The man at the helm of the SEC during the financial crisis of 2007-2008 was former Rep. Chris Cox, who was definitely on snooze control. Rather than guzzling a few Red Bulls and staying awake, he supported the move toward less regulation - such as removal of the uptick rule - and failed to recognize the massive frauds of Bernie Madoff and Allen Stanford. Those who defend Cox say he was just the wrong SEC chairman at the wrong time and that he would have flourished under a different situation. Cox refutes critics by saying he was led to believe that he was going to be in charge of the Southeastern Conference and that his changes would have really benefited the league's football teams.

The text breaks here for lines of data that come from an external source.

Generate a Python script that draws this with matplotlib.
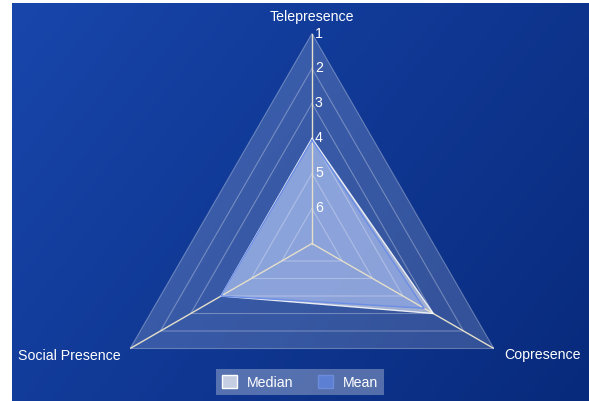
import numpy as np
import matplotlib.pyplot as plt
from matplotlib.patches import Patch
from matplotlib.colors import to_rgb

plt.rcParams['font.family'] = ['Liberation Sans', 'DejaVu Sans']

# radar data, scale runs 1 (outer) .. 7 (centre)
axis_names = ['Telepresence', 'Copresence', 'Social Presence']
median = [4, 3, 4]
mean = [4.05, 3.3, 4.0]
levels = [1, 2, 3, 4, 5, 6]

W, H = 589, 402
fig = plt.figure(figsize=(W / 100, H / 100), dpi=100)
fig.patch.set_facecolor('white')

# diagonal blue gradient behind the chart
bg = fig.add_axes([12 / W, 0, (W - 12) / W, (H - 4) / H])
gx, gy = np.meshgrid(np.linspace(0, 1, 300), np.linspace(0, 1, 200))
t = (gx * 0.65 + gy * 0.35)[..., None]
c0 = np.array(to_rgb('#1846ab'))
c1 = np.array(to_rgb('#082a7c'))
bg.imshow(c0 * (1 - t) + c1 * t, aspect='auto', extent=[0, 1, 0, 1])
bg.axis('off')

# polar axes centred on the radar
cx, cy, R = 312, 244.5, 210
ax = fig.add_axes([(cx - R) / W, (H - cy - R) / H, 2 * R / W, 2 * R / H],
                  projection='polar')
ax.set_theta_offset(np.pi / 2)
ax.set_theta_direction(-1)
ax.set_ylim(7, 1)
ax.axis('off')

theta = np.arange(len(axis_names)) * 2 * np.pi / len(axis_names)
tc = np.append(theta, theta[0])

def closed(v):
    return list(v) + [v[0]]

# plot area and triangular grid
ax.fill(tc, [1] * 4, color='white', alpha=0.17, lw=0)
for lv in levels:
    ax.plot(tc, [lv] * 4, color='white', alpha=0.3, lw=0.8)
for th in theta:
    ax.plot([th, th], [7, 1], color='#e4dfca', lw=1)

# data series
ax.fill(tc, closed(median), color='#e4e8f2', alpha=0.62, lw=0)
ax.plot(tc, closed(median), color='white', alpha=0.85, lw=1)
ax.fill(tc, closed(mean), color='#6a8ee6', alpha=0.4, lw=0)
ax.plot(tc, closed(mean), color='#6c8ee6', lw=1)

# radial tick labels
for lv in levels:
    ax.annotate(str(lv), xy=(0, lv), xytext=(3, 1), textcoords='offset pixels',
                color='white', fontsize=10.2, ha='left', va='center')

# axis names
offsets = [(0, 17, 'center'), (10, -6, 'left'), (-10, -6, 'right')]
for name, th, (dx, dy, ha) in zip(axis_names, theta, offsets):
    ax.annotate(name, xy=(th, 1), xytext=(dx, dy), textcoords='offset pixels',
                color='white', fontsize=10.2, ha=ha, va='center',
                annotation_clip=False)

handles = [Patch(facecolor='#c5cde3', edgecolor='white', label='Median'),
           Patch(facecolor='#5c7fd4', edgecolor='#6d8bd8', label='Mean')]
leg = fig.legend(handles=handles, loc='center',
                 bbox_to_anchor=(300 / W, (H - 383) / H), ncol=2,
                 frameon=True, fancybox=False, fontsize=10.2,
                 handlelength=1.1, handleheight=1.1, columnspacing=1.7,
                 handletextpad=0.7, borderpad=0.4, labelcolor='white')
leg.get_frame().set_facecolor('white')
leg.get_frame().set_alpha(0.3)
leg.get_frame().set_linewidth(0)

fig.savefig('out.png', dpi=100)
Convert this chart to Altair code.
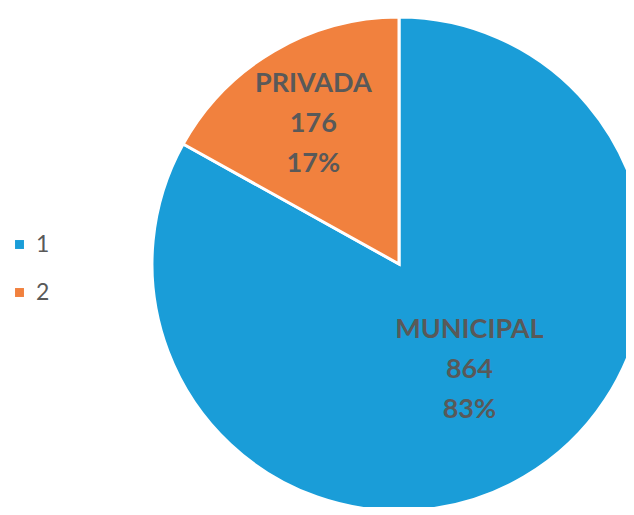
import altair as alt
import pandas as pd

names = ["MUNICIPAL", "PRIVADA"]
values = [864, 176]
legend_keys = ["1", "2"]
order = [1, 2]
colors = ["#1A9DD8", "#F1813E"]

df = pd.DataFrame({"name": names, "value": values, "key": legend_keys, "ord": order})

base = alt.Chart(df).transform_joinaggregate(
    total="sum(value)"
).transform_calculate(
    pct="format(datum.value / datum.total, '.0%')",
    label="[datum.name, '' + datum.value, datum.pct]",
)

cx, cy, R = 391, 256, 247

pie = base.mark_arc(outerRadius=R, stroke="white", strokeWidth=3).encode(
    theta=alt.Theta("value:Q", stack=True),
    order=alt.Order("ord:Q"),
    color=alt.Color(
        "key:N",
        scale=alt.Scale(domain=legend_keys, range=colors),
        legend=alt.Legend(
            title=None,
            orient="none",
            legendX=0,
            legendY=225,
            symbolType="square",
            symbolSize=80,
            symbolStrokeWidth=0,
            labelFontSize=23,
            labelFont="Lato",
            labelColor="#595959",
            rowPadding=24,
            labelOffset=5,
            padding=0,
        ),
    ),
    x=alt.value(cx),
    y=alt.value(cy),
)

def label_layer(target, r, dx, dy):
    return base.transform_calculate(
        shown=f"datum.name == '{target}' ? datum.label : ''"
    ).mark_text(
        radius=r, font="Lato", fontSize=27, fontWeight="bold", color="#595959",
        lineHeight=40, align="center", baseline="middle", dy=dy, dx=dx,
    ).encode(
        theta=alt.Theta("value:Q", stack=True),
        order=alt.Order("ord:Q"),
        text="shown:N",
        x=alt.value(cx),
        y=alt.value(cy),
    )

chart = alt.layer(
    pie,
    label_layer("PRIVADA", 167, -1, -36),
    label_layer("MUNICIPAL", 125, 7, -42),
).properties(
    width=618, height=499, autosize=alt.AutoSizeParams(type="none"), padding=0,
).configure_view(stroke=None)

chart.save("out.html", embed_options={"renderer": "svg", "actions": False})
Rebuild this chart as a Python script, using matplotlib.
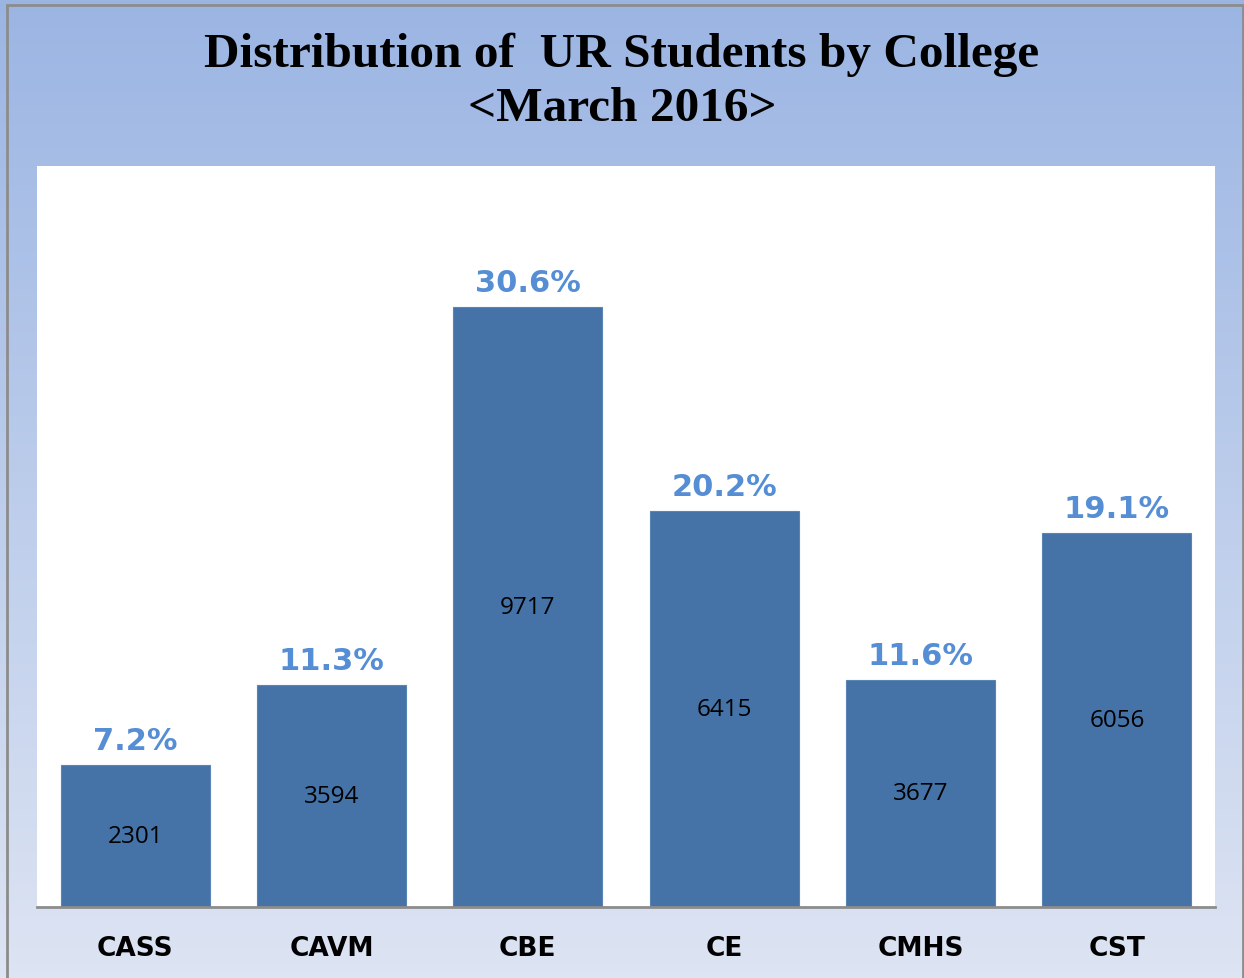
import matplotlib.pyplot as plt
import numpy as np
from matplotlib.colors import LinearSegmentedColormap
from matplotlib.patches import Rectangle

colleges = ["CASS", "CAVM", "CBE", "CE", "CMHS", "CST"]
students = [2301, 3594, 9717, 6415, 3677, 6056]
percents = ["7.2%", "11.3%", "30.6%", "20.2%", "11.6%", "19.1%"]

W, H = 1244, 979
fig = plt.figure(figsize=(W / 100, H / 100), dpi=100)

# gradient background
bg = fig.add_axes([0, 0, 1, 1], zorder=0)
grad = LinearSegmentedColormap.from_list("bg", ["#dde4f3", "#9bb5e3"])
bg.imshow(np.linspace(0, 1, 256).reshape(-1, 1), cmap=grad, aspect="auto",
          extent=[0, 1, 0, 1], origin="lower")
bg.set_xlim(0, 1)
bg.set_ylim(0, 1)
bg.axis("off")

# outer border
fig.patches.append(Rectangle((7 / W, -0.01), (1243 - 7) / W, (H - 6) / H + 0.01,
                             transform=fig.transFigure, fill=False,
                             edgecolor="#8c8c8c", linewidth=2, zorder=1))

ax = fig.add_axes([37 / W, (H - 908) / H, (1215 - 37) / W, (908 - 167) / H], zorder=2)
ax.set_facecolor("white")
x = np.arange(len(colleges))
bars = ax.bar(x, students, width=0.76, color="#4573a7", edgecolor="#5a84b4", linewidth=0.8)
ax.set_xlim(-0.5, len(colleges) - 0.5)
ax.set_ylim(0, 12000)

for xi, v, p in zip(x, students, percents):
    ax.text(xi, v / 2, str(v), ha="center", va="center", fontsize=17.5,
            family="Open Sans", color="black")
    ax.text(xi, v + 400, p, ha="center", va="center", fontsize=22,
            family="DejaVu Sans", fontweight="bold", color="#558ed5")

ax.set_xticks(x)
ax.set_xticklabels(colleges, fontsize=19, family="DejaVu Sans", fontweight="bold")
ax.tick_params(axis="x", length=0, pad=20)
ax.set_yticks([])
for s in ["top", "left", "right"]:
    ax.spines[s].set_visible(False)
ax.spines["bottom"].set_color("#8c8c8c")
ax.spines["bottom"].set_linewidth(2)

fig.text(0.5, 1 - 55 / H, "Distribution of  UR Students by College", ha="center", va="center",
         fontsize=35.5, family="Liberation Serif", fontweight="bold")
fig.text(0.5, 1 - 109 / H, "<March 2016>", ha="center", va="center",
         fontsize=35.5, family="Liberation Serif", fontweight="bold")

fig.savefig("out.png", dpi=100)
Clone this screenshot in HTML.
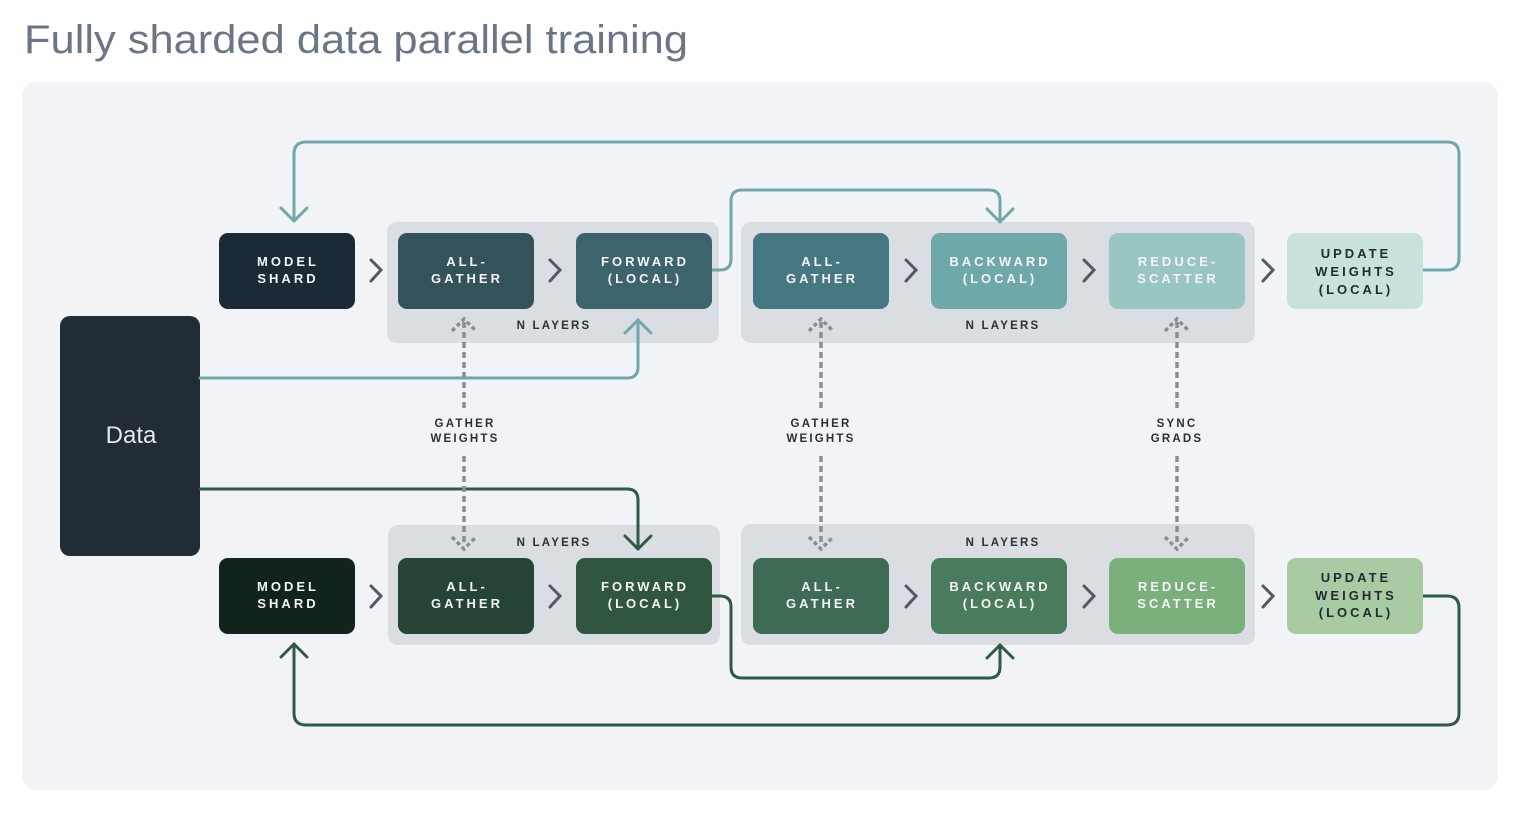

In the end, the biggest culprit is each and every one of us; the consumer. We want everything, we want it now, and we don't care about the consequences. We want iPhones and surfboards, cars and expensive steaks. We want to smoke cigarettes and then complain about the cost of healthcare. We want to go to the movies and go on lavish vacations. We want the gold digger, no matter how much she costs. We want it all and now we're paying the price.
It would be a great idea for people to save more of their money, delay the purchase of items until they can pay in cash, and put that impulse item back on the shelf. At least that's OK for the rest of you. We're meeting Nancy Pelosi, Alan Greenspan and Chris Cox at Wal-Mart this afternoon and we're going to fill the buggy! You know we're good for it, right?